L’influence espagnole prend de l’ampleur à l’époque de la Contre-Réforme, suite à la défaite des Etats tchèques protestants. Elle vient notamment des Jésuites, un ordre fondé en Espagne par saint Ignace de Loyola. En dépit d’une image plutôt négative qu’ils ont laissée dans l’historiographie tchèque, certains comme Bohuslav Balbín ont fait beaucoup pour affirmer la langue tchèque, et leur influence sur l’art sacral n’est pas sans importance non plus :

« Nous arrivons jusqu’à la fin du XVIIIe siècle et là, nous ne pouvons pas omettre le miraculeux Enfant Jésus de Prague, une petite statuette amenée d’Espagne et offerte aux Carmélites pragoises. C’est à Prague que son culte s’est développé pour devenir un culte vraiment mondial. »

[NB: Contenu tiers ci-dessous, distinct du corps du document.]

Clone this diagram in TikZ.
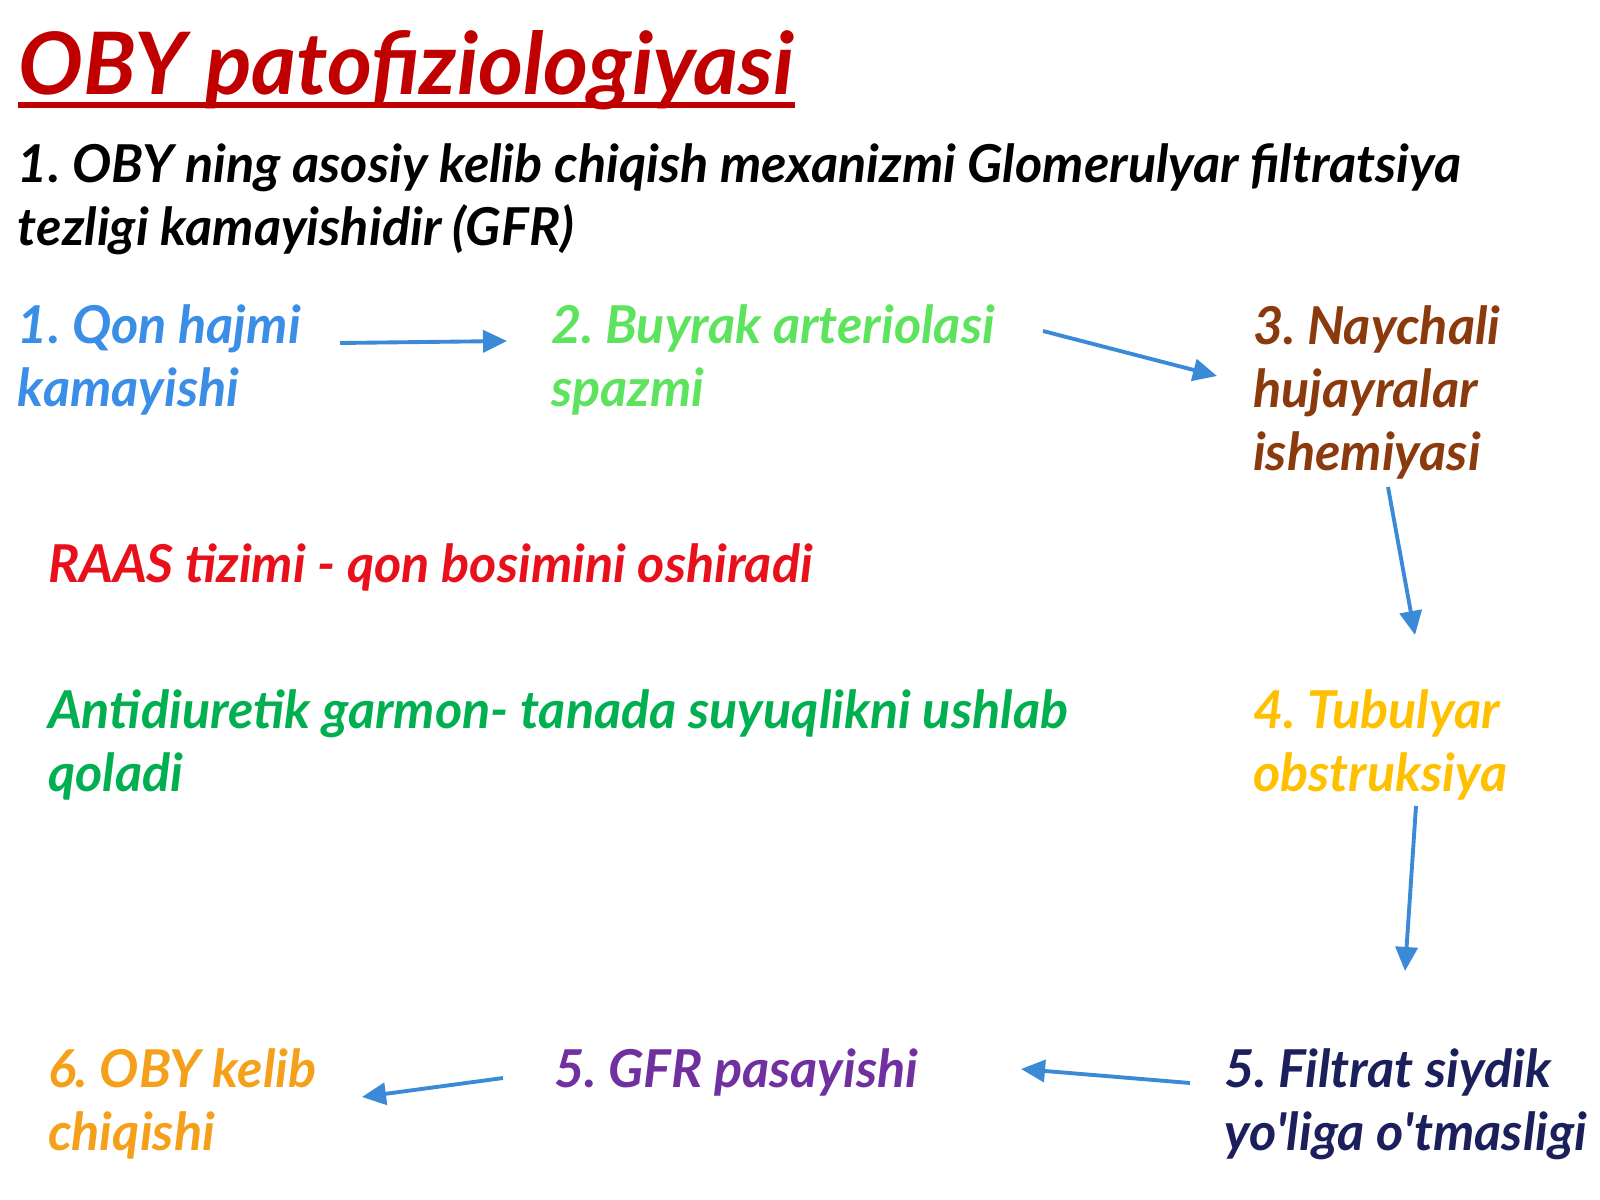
\documentclass[tikz,border=0pt]{standalone}
\usepackage{fontspec}
\setmainfont{Lato}
\usetikzlibrary{arrows.meta}
\definecolor{titlered}{HTML}{C00000}
\definecolor{qblue}{HTML}{3A8EE6}
\definecolor{arrblue}{HTML}{3A8AD8}
\definecolor{lgreen}{HTML}{5EE35E}
\definecolor{brown}{HTML}{8B3A0E}
\definecolor{raasred}{HTML}{E8101A}
\definecolor{adgreen}{HTML}{00B050}
\definecolor{gold}{HTML}{FFC000}
\definecolor{navy}{HTML}{1B1F5C}
\definecolor{purp}{HTML}{7030A0}
\definecolor{orng}{HTML}{F5A01A}
\tikzset{
  txt/.style={anchor=base west, inner sep=0pt, outer sep=0pt, align=left,
    font=\fontsize{14.85pt}{17.9pt}\selectfont\bfseries\itshape\frenchspacing},
  flow/.style={draw=arrblue, line width=1.1pt, -{Triangle[length=0.24cm,width=0.22cm]}}
}
\begin{document}
\begin{tikzpicture}[x=0.01cm,y=-0.01cm]
\useasboundingbox[fill=white] (0,0) rectangle (1600,1200);
\node[anchor=base west, inner sep=0pt, text=titlered, font=\fontsize{24.5pt}{28pt}\selectfont\bfseries\itshape] (title) at (18,94) {OBY patofiziologiyasi};
\fill[titlered] ([yshift=-0.8mm]title.base west) rectangle ([yshift=-1.4mm]title.base east);
\node[txt, text=black] (sub) at (18,245) {1. OBY ning asosiy kelib chiqish mexanizmi Glomerulyar filtratsiya\\tezligi kamayishidir (GFR)};
\node[txt, text=qblue] (n1) at (18,406) {1. Qon hajmi\\kamayishi};
\node[txt, text=lgreen] (n2) at (551,406) {2. Buyrak arteriolasi\\spazmi};
\node[txt, text=brown] (n3) at (1253,470) {3. Naychali\\hujayralar\\ishemiyasi};
\node[txt, text=raasred] (raas) at (48,582) {RAAS tizimi - qon bosimini oshiradi};
\node[txt, text=adgreen] (adh) at (48,791) {Antidiuretik garmon- tanada suyuqlikni ushlab\\qoladi};
\node[txt, text=gold] (n4) at (1253,791) {4. Tubulyar\\obstruksiya};
\node[txt, text=navy] (n5) at (1224,1150) {5. Filtrat siydik\\yo\textquotesingle liga o\textquotesingle tmasligi};
\node[txt, text=purp] (n6) at (554,1087) {5. GFR pasayishi};
\node[txt, text=orng] (n7) at (48,1150) {6. OBY kelib\\chiqishi};
\coordinate (a1s) at (340,343); \coordinate (a1e) at (507,341);
\coordinate (a2s) at (1043,331); \coordinate (a2e) at (1217,376);
\coordinate (a3s) at (1388,487); \coordinate (a3e) at (1415,635);
\coordinate (a4s) at (1416,806); \coordinate (a4e) at (1405,971);
\coordinate (a5s) at (1190,1083); \coordinate (a5e) at (1021,1069);
\coordinate (a6s) at (503,1078); \coordinate (a6e) at (362,1097);
\draw[flow] (a1s) -- (a1e);
\draw[flow] (a2s) -- (a2e);
\draw[flow] (a3s) -- (a3e);
\draw[flow] (a4s) -- (a4e);
\draw[flow] (a5s) -- (a5e);
\draw[flow] (a6s) -- (a6e);
\end{tikzpicture}
\end{document}
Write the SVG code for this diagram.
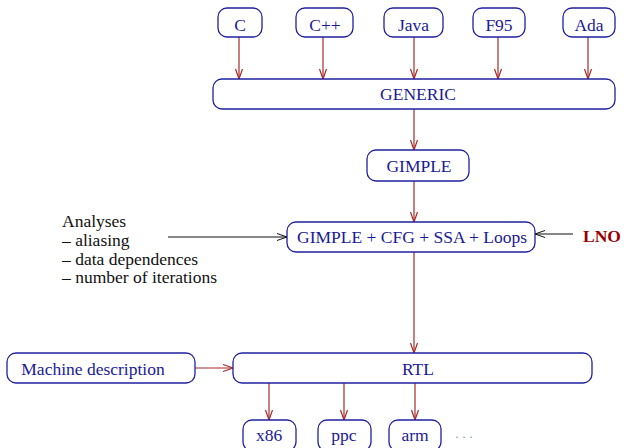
<svg xmlns="http://www.w3.org/2000/svg" width="624" height="448" viewBox="0 0 624 448">
  <style>
    .box { fill: #ffffff; stroke: #2020a0; stroke-width: 1.3; }
    .lbl { font-family: "Liberation Serif", "Times New Roman", serif; font-size: 17.5px; fill: #1a1a96; text-anchor: middle; }
    .note { font-family: "Liberation Serif", "Times New Roman", serif; font-size: 17.5px; fill: #111111; }
    .lno { font-family: "Liberation Serif", "Times New Roman", serif; font-size: 17.5px; font-weight: bold; fill: #990000; }
    .red { stroke: #a52a2a; stroke-width: 1.2; fill: none; marker-end: url(#headRed); }
    .blk { stroke: #111111; stroke-width: 1; fill: none; marker-end: url(#headBlk); }
    .dots { font-family: "Liberation Serif", "Times New Roman", serif; font-size: 12px; fill: #888888; }
  </style>
  <defs>
    <marker id="headRed" markerUnits="userSpaceOnUse" markerWidth="14" markerHeight="10" viewBox="-12 -5 14 10" refX="0" refY="0" orient="auto">
      <path d="M-10,-3.5 L0,0 L-10,3.5" fill="none" stroke="#a52a2a" stroke-width="1.2"/>
    </marker>
    <marker id="headBlk" markerUnits="userSpaceOnUse" markerWidth="14" markerHeight="10" viewBox="-12 -5 14 10" refX="0" refY="0" orient="auto">
      <path d="M-10,-3.5 L0,0 L-10,3.5" fill="none" stroke="#111111" stroke-width="1"/>
    </marker>
  </defs>
  <rect width="624" height="448" fill="#ffffff"/>

  <!-- connectors -->
  <g id="connectors">
    <line class="red" x1="239" y1="37" x2="239" y2="79"/>
    <line class="red" x1="323" y1="37" x2="323" y2="79"/>
    <line class="red" x1="414" y1="37" x2="414" y2="79"/>
    <line class="red" x1="498" y1="37" x2="498" y2="79"/>
    <line class="red" x1="588" y1="37" x2="588" y2="79"/>
    <line class="red" x1="414" y1="109" x2="414" y2="150"/>
    <line class="red" x1="414" y1="181" x2="414" y2="222"/>
    <line class="red" x1="414" y1="252" x2="414" y2="353"/>
    <line class="blk" x1="168" y1="237" x2="287" y2="237"/>
    <line class="blk" x1="573" y1="234" x2="535" y2="234"/>
    <line class="red" x1="195" y1="368" x2="233" y2="368"/>
    <line class="red" x1="269" y1="383" x2="269" y2="420"/>
    <line class="red" x1="344" y1="383" x2="344" y2="420"/>
    <line class="red" x1="415" y1="383" x2="415" y2="420"/>
  </g>

  <!-- front ends -->
  <g id="c"><rect class="box" x="218" y="8" width="44" height="29" rx="9"/><text class="lbl" x="240" y="31">C</text></g>
  <g id="cpp"><rect class="box" x="296" y="8" width="57" height="29" rx="9"/><text class="lbl" x="325" y="31">C++</text></g>
  <g id="java"><rect class="box" x="384" y="8" width="59" height="29" rx="9"/><text class="lbl" x="413.5" y="31">Java</text></g>
  <g id="f95"><rect class="box" x="473" y="8" width="52" height="29" rx="9"/><text class="lbl" x="499" y="31">F95</text></g>
  <g id="ada"><rect class="box" x="563" y="8" width="52" height="29" rx="9"/><text class="lbl" x="589" y="31">Ada</text></g>

  <!-- middle end -->
  <g id="generic"><rect class="box" x="213" y="79" width="402" height="30" rx="9"/><text class="lbl" x="418" y="100">GENERIC</text></g>
  <g id="gimple"><rect class="box" x="367" y="150" width="102" height="31" rx="9"/><text class="lbl" x="419" y="172">GIMPLE</text></g>
  <g id="gimple-ssa"><rect class="box" x="287" y="222" width="248" height="30" rx="9"/><text class="lbl" x="412" y="243">GIMPLE + CFG + SSA + Loops</text></g>

  <g id="analyses">
    <text class="note" x="62" y="227">Analyses</text>
    <text class="note" x="62" y="246">– aliasing</text>
    <text class="note" x="62" y="264.5">– data dependences</text>
    <text class="note" x="62" y="283">– number of iterations</text>
  </g>
  <g id="lno"><text class="lno" x="583" y="242">LNO</text></g>

  <!-- back end -->
  <g id="machine-description"><rect class="box" x="7" y="353" width="188" height="30" rx="9"/><text class="lbl" x="93" y="375">Machine description</text></g>
  <g id="rtl"><rect class="box" x="233" y="353" width="359" height="30" rx="9"/><text class="lbl" x="418" y="375">RTL</text></g>

  <g id="x86"><rect class="box" x="243" y="420" width="53" height="31" rx="9"/><text class="lbl" x="269" y="441">x86</text></g>
  <g id="ppc"><rect class="box" x="318" y="420" width="53" height="31" rx="9"/><text class="lbl" x="344" y="441">ppc</text></g>
  <g id="arm"><rect class="box" x="389" y="420" width="52" height="31" rx="9"/><text class="lbl" x="415" y="441">arm</text></g>
  <g id="more"><text class="dots" x="455" y="441">· · ·</text></g>
</svg>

L’exposition « La Prague espagnole » présente des œuvres créés uniquement par des artistes tchèques. Ainsi, Jan Jiří Heinsch est l’auteur du portrait de Saint-François-Xavier, un missionnaire jésuite basco-navarrais. La sculpture de Garino, un ermite catalan, au château de Kuks créée par le sculpteur baroque tchèque Mathias Braun est unique en Europe, hormis l’Espagne. Toutes ces œuvres symbolisant directement ou indirectement les influences espagnoles sont à voir au Manège impérial du Château de Prague jusqu’au 28 juin.